‘Flavor first, fire second’: Fantastic Fuego's Tony Nuñez and Stephanie Sanyour on the perfect salsa
On the most recent episode of Tacos of Texas, salsa takes center stage. Host Mando Rayo spoke with Tony Nuñez and Stephanie Sanyour, the husband-and-wife duo behind the Austin-based Fantastic Fuego. The two of them describe what it takes to make homemade salsas that are a perfect blend of flavor and fire.
Nuñez didn’t always make salsas professionally. When Sanyour introduced him to salsa macha — a nutty and tingly oil-based salsa — he had to create his own version of it. It was so good, he entered it in the 2019 Austin Chronicle Hot Sauce Festival. His contest debut won him first place in the individual specialty category, and Fantastic Fuego was born.
Fantastic Fuego has nine different film-themed salsas, all inspired by the bold flavors Nuñez and Sanyour encountered throughout their childhoods. Though spice is important, Nuñez cites his mother’s cooking and Sanyour’s encouragement as two of the biggest inspirations.
This transcript has been edited lightly for clarity. To hear more from this interview, check out the Tacos of Texas podcast wherever you get your podcasts.
On how Fantastic Fuego started
Nuñez: I’ve been making salsas for years in different foods and different dishes, never with the intent to sell. It was mostly a side passion of mine and people always gave me great feedback. “Hey, why don’t you sell these?” I’m like, “It’s just for fun.”
When I met my wife, Stephanie, she introduced me to salsa macha. I started making my own version of that and she said, “You need to enter this at the Austin Chronicle Hot Sauce Festival.”
Sanyour: That was on our first wedding anniversary, too!
Nuñez: The festival took place on Aug. 25, in 2019, our one-year anniversary. The salsa won first place and I was in shock. It shined a light on me, like, “Maybe this is my calling. Maybe I should start selling these.” Fantastic Fuego was born on that day.
On Fantastic Fuego’s recipe inspirations
Nuñez: Each salsa has its own profile. We don’t want to make one salsa that’s mild, medium and a hot version of that same salsa. We wanted to create different flavors and explore different flavors. We focus on flavor first and then spice. We wanted to explore different flavors to see how we can get the flavor right where you can still enjoy the spice and the flavor combined.
My passion is also movies, so they’re all nicknamed after movie titles. I looked at different titles like, “Oh, this could be a pineapple salsa,” so I’m like, “I need to make a pineapple salsa.” I wanted to make it more obscure and start exploring what I know.
I’ve never made a pineapple salsa before, so I always look back on my family traditions. My mom’s cooking is a big inspiration for me. “How am I going to make a pineapple salsa?
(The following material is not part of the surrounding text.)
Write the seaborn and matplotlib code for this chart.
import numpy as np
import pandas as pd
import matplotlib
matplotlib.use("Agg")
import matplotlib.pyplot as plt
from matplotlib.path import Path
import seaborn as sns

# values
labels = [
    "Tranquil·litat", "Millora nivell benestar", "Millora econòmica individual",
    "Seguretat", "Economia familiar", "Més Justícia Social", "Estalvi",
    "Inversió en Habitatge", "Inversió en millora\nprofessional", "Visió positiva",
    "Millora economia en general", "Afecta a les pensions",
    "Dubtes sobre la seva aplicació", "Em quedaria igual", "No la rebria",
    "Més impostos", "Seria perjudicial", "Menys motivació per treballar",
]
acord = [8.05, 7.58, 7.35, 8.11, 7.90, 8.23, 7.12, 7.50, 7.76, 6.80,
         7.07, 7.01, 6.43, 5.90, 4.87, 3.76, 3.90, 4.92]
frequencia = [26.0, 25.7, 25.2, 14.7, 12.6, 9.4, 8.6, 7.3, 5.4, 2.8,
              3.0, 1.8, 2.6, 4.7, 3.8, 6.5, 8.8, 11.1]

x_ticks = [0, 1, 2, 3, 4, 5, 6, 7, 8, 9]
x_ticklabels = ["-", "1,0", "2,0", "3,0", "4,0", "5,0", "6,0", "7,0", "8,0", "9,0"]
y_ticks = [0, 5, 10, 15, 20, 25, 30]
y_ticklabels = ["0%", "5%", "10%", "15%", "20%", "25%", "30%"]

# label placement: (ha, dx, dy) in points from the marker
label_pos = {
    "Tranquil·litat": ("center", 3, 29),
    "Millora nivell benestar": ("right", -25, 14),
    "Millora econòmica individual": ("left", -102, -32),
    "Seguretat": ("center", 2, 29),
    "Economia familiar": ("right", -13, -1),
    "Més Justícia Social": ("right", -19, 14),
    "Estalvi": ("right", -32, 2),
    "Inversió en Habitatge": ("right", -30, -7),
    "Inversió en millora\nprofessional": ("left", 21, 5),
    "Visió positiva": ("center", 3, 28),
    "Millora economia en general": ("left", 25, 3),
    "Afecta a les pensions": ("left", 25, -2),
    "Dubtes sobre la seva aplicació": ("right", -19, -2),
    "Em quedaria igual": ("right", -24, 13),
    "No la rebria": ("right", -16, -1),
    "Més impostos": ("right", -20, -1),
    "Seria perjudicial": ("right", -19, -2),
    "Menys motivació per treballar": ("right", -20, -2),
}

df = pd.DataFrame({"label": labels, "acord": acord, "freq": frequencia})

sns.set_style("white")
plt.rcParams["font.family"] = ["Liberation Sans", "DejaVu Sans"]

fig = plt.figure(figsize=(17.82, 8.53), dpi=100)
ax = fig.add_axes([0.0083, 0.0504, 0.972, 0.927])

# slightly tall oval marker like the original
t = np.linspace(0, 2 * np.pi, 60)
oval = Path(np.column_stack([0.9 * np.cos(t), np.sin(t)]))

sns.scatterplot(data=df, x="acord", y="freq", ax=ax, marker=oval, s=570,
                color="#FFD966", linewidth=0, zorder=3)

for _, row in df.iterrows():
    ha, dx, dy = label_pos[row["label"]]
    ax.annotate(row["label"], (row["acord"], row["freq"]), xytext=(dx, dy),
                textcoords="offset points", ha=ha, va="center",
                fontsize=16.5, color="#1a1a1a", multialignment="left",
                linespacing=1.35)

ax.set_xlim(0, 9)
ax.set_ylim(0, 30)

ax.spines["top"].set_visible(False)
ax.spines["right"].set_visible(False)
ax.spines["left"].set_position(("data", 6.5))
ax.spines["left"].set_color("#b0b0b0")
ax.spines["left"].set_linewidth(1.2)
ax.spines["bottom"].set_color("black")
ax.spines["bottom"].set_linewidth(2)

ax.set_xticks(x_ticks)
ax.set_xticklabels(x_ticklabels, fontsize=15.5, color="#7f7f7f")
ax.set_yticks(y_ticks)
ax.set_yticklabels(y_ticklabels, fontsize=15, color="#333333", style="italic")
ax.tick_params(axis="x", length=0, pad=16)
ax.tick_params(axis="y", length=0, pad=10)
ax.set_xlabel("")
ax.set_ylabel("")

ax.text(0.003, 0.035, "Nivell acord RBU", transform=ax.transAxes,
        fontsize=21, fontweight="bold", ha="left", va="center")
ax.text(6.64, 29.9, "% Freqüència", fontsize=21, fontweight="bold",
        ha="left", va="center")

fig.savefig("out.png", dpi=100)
My mom never made a pineapple salsa.” On Thanksgiving, she would make a glazed ham and she’d put pineapple on the side with a clove. I’m going to use that clove idea with the pineapple and incorporate that in my salsa and I just add habanero and different spices. So each salsa has its own story.
On Fantastic Fuego’s salsas’ flavor origins
Nuñez: I always go to my wife for that inspiration … She’s not like the biggest spicy head.
Sanyour: I was born and raised in Chile … and so I didn’t really grow up with this. When I was growing up, we had a Peruvian maid and she would really eat spicy foods. And so I was curious. I’m like, “Oh, what’s that? Can I try some?” And she’s like, “Yeah, eat some!” She would feed me hot stuff like salsas and hot sauce behind my mom’s back … I was hooked.
Ever since I was little I had that crave for spice but just not the tolerance that this guy has. … He caters to that crowd that just wants that fire. For me, it’s always flavor first and then fire second.
On making your own salsa
Nuñez: Start with the basics and get the freshest ingredients. Get to know those ingredients and start messing around. But really, having the love and patience for creating a good sauce is key. Look for inspiration from within your family, from yourself, from things you love and incorporate that into the sauce. You can find that passion — it comes from a personal space and then it all comes together.